THE MISSION OF THE NATIONAL REGISTRY OF EXONERATIONS is to provide comprehensive information on exonerations of innocent criminal defendants in order to prevent future false convictions by learning from past errors.
What we do: The Registry collects, analyzes and disseminates information about all known exonerations of innocent criminal defendants in the United States, from 1989 to the present. We publish their stories and we provide accessible, searchable online statistical data about their cases. We also conduct empirical studies of the process of exoneration and of factors that lead to the underlying wrongful convictions.
We study false convictions—their frequency, distribution, causes, costs and consequences—in order to educate policy makers and the general public about convictions of innocent defendants. We focus on exonerations because the only false convictions that we know about are those that end in exoneration.

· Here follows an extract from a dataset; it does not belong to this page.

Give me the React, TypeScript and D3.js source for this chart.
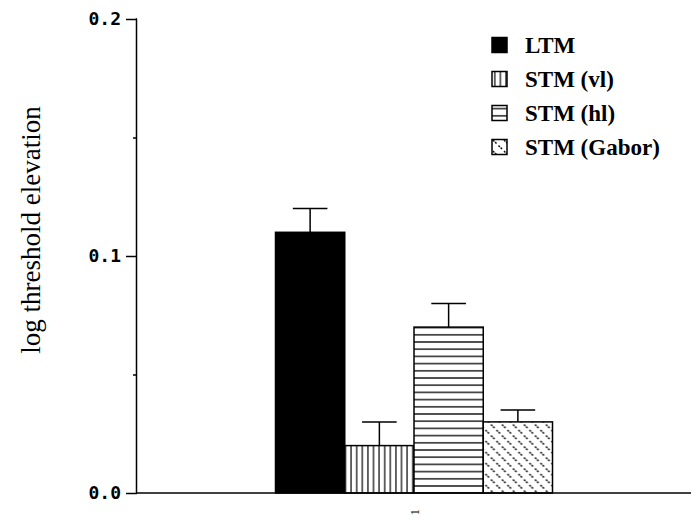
import React, { useEffect, useRef } from 'react';
import * as d3 from 'd3';

// condition on the x axis (single group)
const conditions = ['1'];
// bar series
const series = ['LTM', 'STM (vl)', 'STM (hl)', 'STM (Gabor)'];
const means = [0.11, 0.02, 0.07, 0.03];
const sems = [0.01, 0.01, 0.01, 0.005];
// y ticks
const majorTicks = [0.0, 0.1, 0.2];
const minorTicks = [0.05, 0.15];

const fills = ['#000', 'url(#vl)', 'url(#hl)', 'url(#gabor)'];

const App = () => {
  const chartRef = useRef<SVGSVGElement | null>(null);

  useEffect(() => {
    const width = 691;
    const height = 519;
    const margin = { top: 19, right: 0, bottom: 26, left: 137 };

    const svg = d3.select(chartRef.current);
    svg.selectAll('*').remove();

    const defs = svg.append('defs');
    // vertical lines
    const vl = defs.append('pattern')
      .attr('id', 'vl').attr('patternUnits', 'userSpaceOnUse')
      .attr('width', 5.6).attr('height', 10);
    vl.append('rect').attr('width', 5.6).attr('height', 10).attr('fill', '#fff');
    vl.append('line').attr('x1', 2.8).attr('x2', 2.8).attr('y1', 0).attr('y2', 10)
      .attr('stroke', '#000').attr('stroke-width', 1.2);
    // horizontal lines
    const hl = defs.append('pattern')
      .attr('id', 'hl').attr('patternUnits', 'userSpaceOnUse')
      .attr('width', 10).attr('height', 7.2);
    hl.append('rect').attr('width', 10).attr('height', 7.2).attr('fill', '#fff');
    hl.append('line').attr('x1', 0).attr('x2', 10).attr('y1', 3.6).attr('y2', 3.6)
      .attr('stroke', '#000').attr('stroke-width', 1.3);
    // gabor-ish dashes
    const gb = defs.append('pattern')
      .attr('id', 'gabor').attr('patternUnits', 'userSpaceOnUse')
      .attr('width', 11).attr('height', 11);
    gb.append('rect').attr('width', 11).attr('height', 11).attr('fill', '#fff');
    [[1, 1], [6.5, 6.5]].forEach(([px, py]) => {
      gb.append('line').attr('x1', px).attr('y1', py).attr('x2', px + 3.8).attr('y2', py + 3.8)
        .attr('stroke', '#111').attr('stroke-width', 1.5).attr('stroke-dasharray', '2 1');
    });

    const x = d3.scaleBand()
      .domain(conditions)
      .range([margin.left, width - margin.right])
      .paddingInner(0)
      .paddingOuter(0.5);

    const xInner = d3.scaleBand()
      .domain(series)
      .range([0, x.bandwidth()])
      .padding(0);

    const y = d3.scaleLinear()
      .domain([0, 0.2])
      .range([height - margin.bottom, margin.top]);

    const groups = svg.selectAll('.grp')
      .data(conditions)
      .enter()
      .append('g')
      .attr('class', 'grp')
      .attr('transform', (d) => `translate(${x(d)},0)`);

    const rows = series.map((s, i) => ({ s, m: means[i], e: sems[i], f: fills[i] }));

    groups.selectAll('rect')
      .data(rows)
      .enter()
      .append('rect')
      .attr('x', (d) => xInner(d.s)!)
      .attr('y', (d) => y(d.m))
      .attr('width', xInner.bandwidth())
      .attr('height', (d) => y(0) - y(d.m))
      .attr('fill', (d) => d.f)
      .attr('stroke', '#000')
      .attr('stroke-width', 1.5);

    // error bars
    const cap = xInner.bandwidth() / 4;
    groups.selectAll('.err')
      .data(rows)
      .enter()
      .append('path')
      .attr('class', 'err')
      .attr('d', (d) => {
        const cx = xInner(d.s)! + xInner.bandwidth() / 2;
        return `M${cx},${y(d.m)}V${y(d.m + d.e)}M${cx - cap},${y(d.m + d.e)}H${cx + cap}`;
      })
      .attr('fill', 'none')
      .attr('stroke', '#000')
      .attr('stroke-width', 1.5);

    // y axis
    const yAxis = svg.append('g')
      .attr('transform', `translate(${margin.left},0)`)
      .call(d3.axisLeft(y).tickValues(majorTicks).tickSize(11).tickPadding(5)
        .tickFormat((d) => d3.format('.1f')(d as number)));
    yAxis.select('.domain').attr('d', `M-0.5,${y(0)}V${y(0.2)}H0`).attr('stroke-width', 1.5);
    yAxis.selectAll('.tick line').attr('stroke-width', 1.5);
    yAxis.selectAll('text')
      .attr('font-family', 'DejaVu Sans Mono')
      .attr('font-weight', 'bold')
      .attr('font-size', 18)
      .attr('fill', '#000');

    svg.append('g')
      .attr('transform', `translate(${margin.left},0)`)
      .call(d3.axisLeft(y).tickValues(minorTicks).tickSize(4).tickFormat(() => ''))
      .call((g) => g.select('.domain').remove())
      .selectAll('.tick line').attr('stroke-width', 1.5);

    // x axis
    const xAxis = svg.append('g')
      .attr('transform', `translate(0,${y(0)})`)
      .call(d3.axisBottom(x).tickSize(0));
    xAxis.select('.domain').attr('d', `M${margin.left},0H${width}`).attr('stroke-width', 1.5);
    xAxis.selectAll('text')
      .attr('transform', 'rotate(-90)')
      .attr('text-anchor', 'end')
      .attr('x', -16)
      .attr('y', 0)
      .attr('dy', '0.35em')
      .attr('font-family', 'Liberation Serif')
      .attr('font-size', 13)
      .attr('fill', '#000');

    // y title
    svg.append('text')
      .attr('transform', `translate(40,230) rotate(-90)`)
      .attr('text-anchor', 'middle')
      .attr('font-family', 'Liberation Serif')
      .attr('font-size', 27)
      .attr('fill', '#000')
      .text('log threshold elevation');

    // legend
    const legend = svg.append('g').attr('transform', 'translate(492,37)');
    const items = legend.selectAll('.item')
      .data(rows)
      .enter()
      .append('g')
      .attr('class', 'item')
      .attr('transform', (d, i) => `translate(0,${i * 34})`);
    items.append('rect')
      .attr('y', 0.5)
      .attr('width', 15)
      .attr('height', 15)
      .attr('fill', (d) => d.f)
      .attr('stroke', '#000')
      .attr('stroke-width', 1.5);
    items.append('text')
      .attr('x', 33)
      .attr('y', 8)
      .attr('dy', '0.35em')
      .attr('font-family', 'Liberation Serif')
      .attr('font-weight', 'bold')
      .attr('font-size', 23)
      .attr('fill', '#000')
      .text((d) => d.s);
  }, []);

  return (
    <svg
      ref={chartRef}
      width={691}
      height={519}
      style={{ position: 'absolute', left: 0, top: 0, background: '#fff' }}
    />
  );
};

export default App;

We aim to be accurate, objective, transparent and accessible.
We rely entirely on publicly available information. We do not practice law or investigate cases of possible innocence. We do not collect, maintain or use confidential information of any sort, or work on behalf of any individuals. We do not make our own judgments about the guilt or innocence of convicted defendants. Our criteria for classifying cases as exonerations are based on official actions by courts and other government agencies.
Our primary goal is to reform the criminal justice system and reduce if not eliminate these tragic errors in the future. We also aim to make police officers, prosecutors, defense attorneys and judges more sensitive to the problem of wrongful convictions and more willing to reconsider the guilt of defendants who have already been convicted when new evidence of innocence comes to light.